Hello el_Ricardo. Check under File, Save as, Save as Type. It should say save as an earlier version. I can't remember from the top of my head right now if it has 2004 or 2005. If it doesn't then save as a DXF. AutoCAD 2004 will be able to open your DXF file just pretty much how it is in the 2006 version, just as long you have all the fonts used.
Hope this helps.


----------



## el_ricardo (Jun 18, 2005)

thanks, someone just told me that 2006 files weren't compatable with 2004, so thats a big help lol ..... BUT i've got another problem now!

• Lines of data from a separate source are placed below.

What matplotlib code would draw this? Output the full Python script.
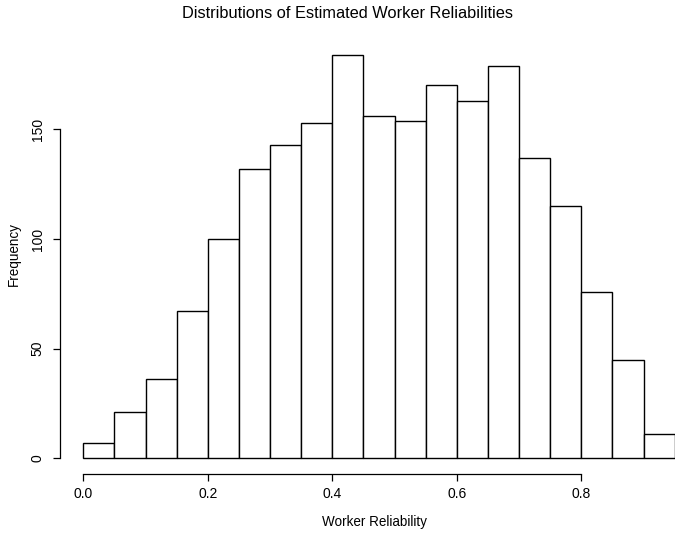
import numpy as np
import matplotlib
matplotlib.use("Agg")
import matplotlib.pyplot as plt

plt.rcParams['font.family'] = ['Liberation Sans', 'DejaVu Sans']

# histogram bins (width 0.05) and counts
bin_edges = [0.00, 0.05, 0.10, 0.15, 0.20, 0.25, 0.30, 0.35, 0.40, 0.45,
             0.50, 0.55, 0.60, 0.65, 0.70, 0.75, 0.80, 0.85, 0.90, 0.95]
counts = [7, 21, 36, 67, 100, 132, 143, 153, 184, 156,
          154, 170, 163, 179, 137, 115, 76, 45, 11]
x_ticks = [0.0, 0.2, 0.4, 0.6, 0.8]
y_ticks = [0, 50, 100, 150]

fig = plt.figure(figsize=(6.75, 5.36), dpi=100)
# plot region in pixels: left 60, right 675, bottom 474, top 38.5
ax = fig.add_axes([60 / 675, (536 - 474.3) / 536, 615 / 675, 435.8 / 536])

lefts = np.array(bin_edges[:-1])
widths = np.diff(bin_edges)
ax.bar(lefts, counts, width=widths, align='edge', color='white',
       edgecolor='black', linewidth=1.0)

ax.set_xlim(-0.0375, 0.9505)
ax.set_ylim(-7.3, 191.4)

for s in ['top', 'right']:
    ax.spines[s].set_visible(False)
ax.spines['left'].set_bounds(0, 150)
ax.spines['bottom'].set_bounds(0, 0.8)
ax.spines['left'].set_linewidth(0.9)
ax.spines['bottom'].set_linewidth(0.9)

ax.set_xticks(x_ticks)
ax.set_xticklabels(['0.0', '0.2', '0.4', '0.6', '0.8'])
ax.set_yticks(y_ticks)
ax.set_yticklabels([str(v) for v in y_ticks], rotation=90, va='center')
ax.tick_params(axis='both', direction='out', length=5, width=0.9,
               labelsize=10)
ax.tick_params(axis='x', pad=4)
ax.tick_params(axis='y', pad=6)

fig.text(348 / 675, 1 - 14 / 536,
         'Distributions of Estimated Worker Reliabilities',
         ha='center', va='center', fontsize=11.8)
fig.text(374 / 675, 1 - 522 / 536, 'Worker Reliability',
         ha='center', va='center', fontsize=9.75)
fig.text(14 / 675, 1 - 254 / 536, 'Frequency', rotation=90,
         ha='center', va='center', fontsize=9.75)

fig.savefig('out.png', dpi=100)
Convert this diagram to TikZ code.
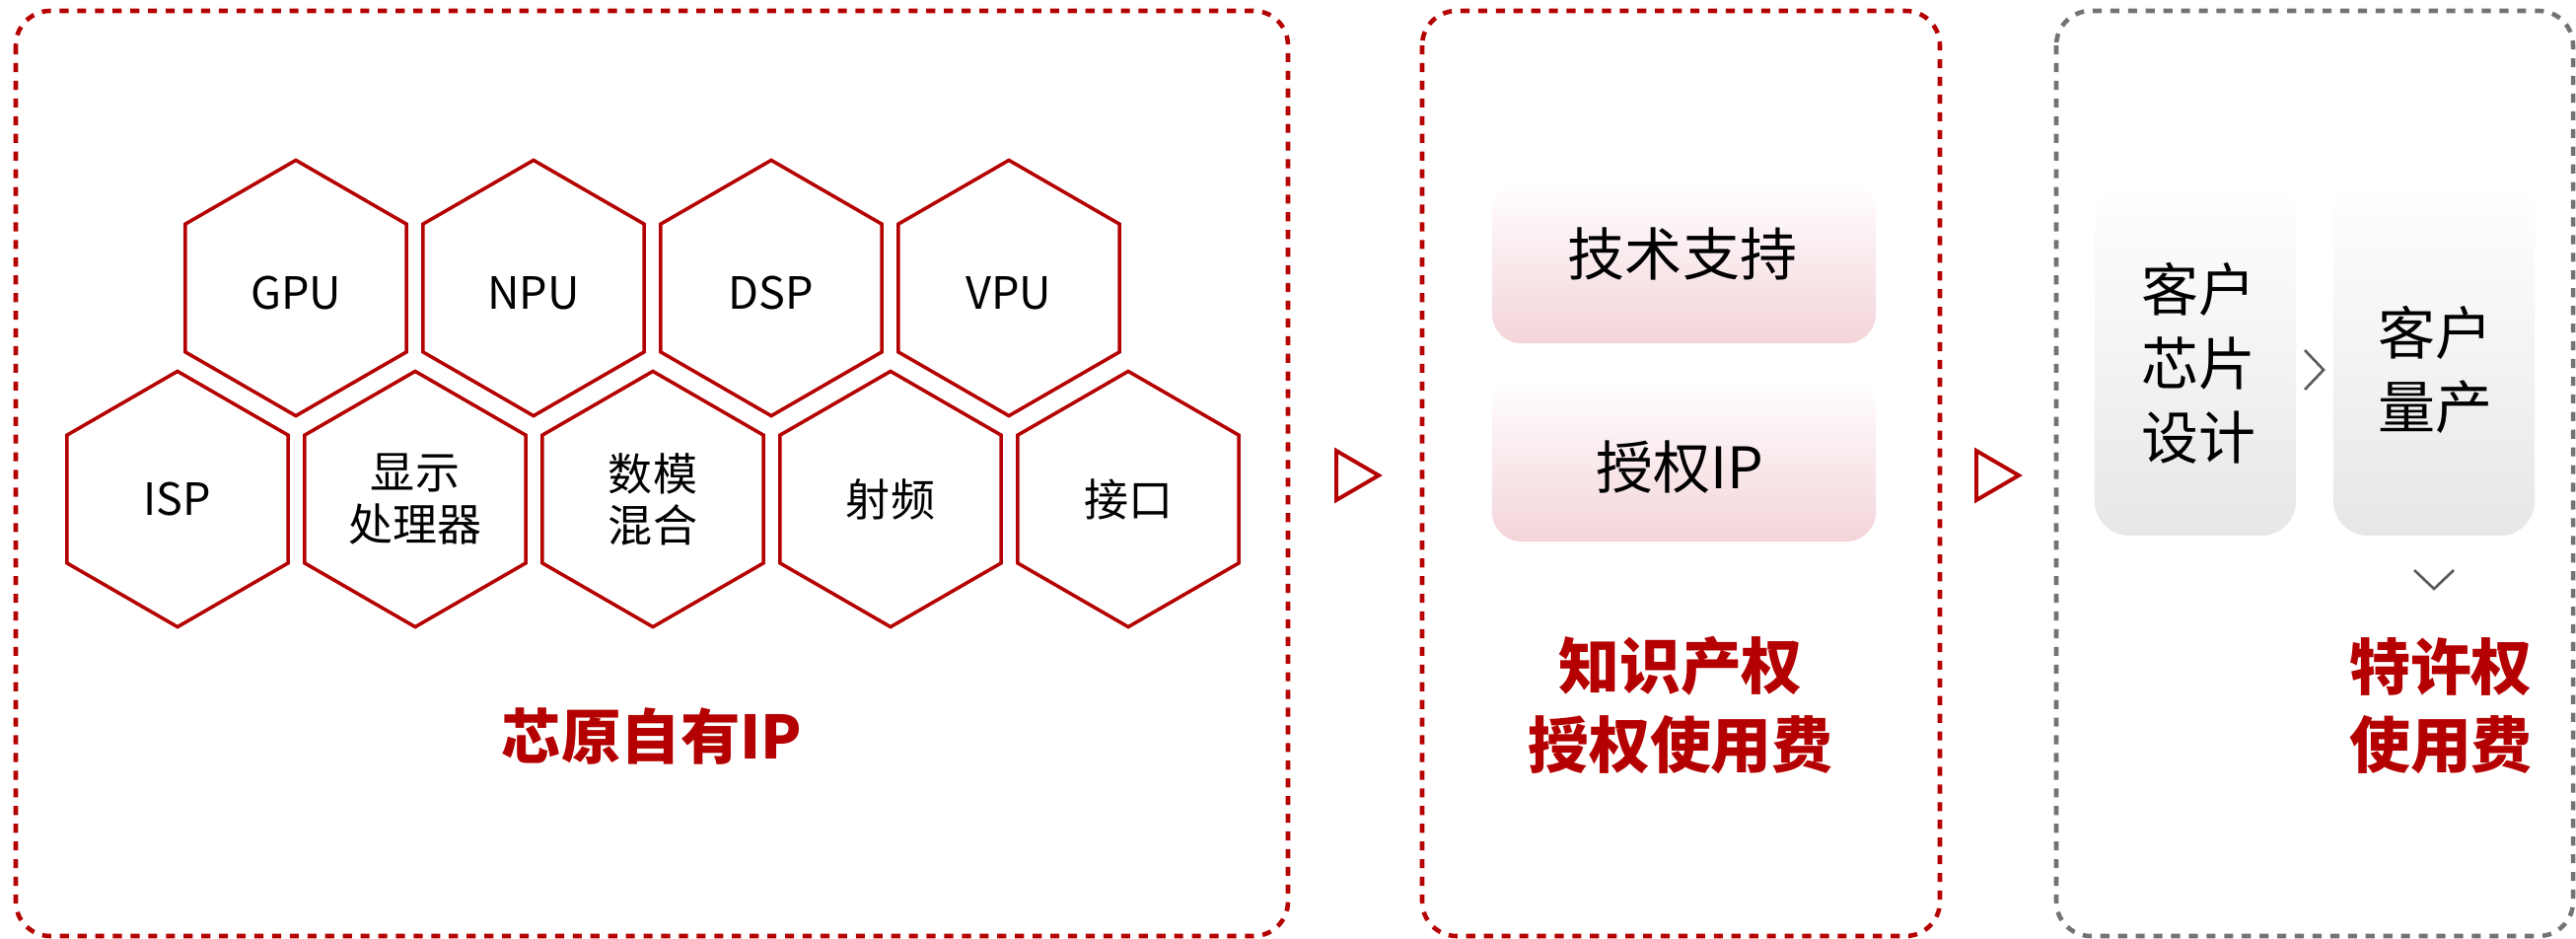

i try to load it, and i get an error message that reads:

"unhandled access violation reading 0x0000 Exception at 652e60h"

please help!


----------



## 40sondacurb (Jan 14, 2005)

have you asked an instructor or fellow classmate? I'll search around and see what that message means.


----------



## el_ricardo (Jun 18, 2005)

turned out a reinstall fixed the problem, thanks in regard to the file formats and stuff though!


----------



## miso (Jan 11, 2006)

thanx


----------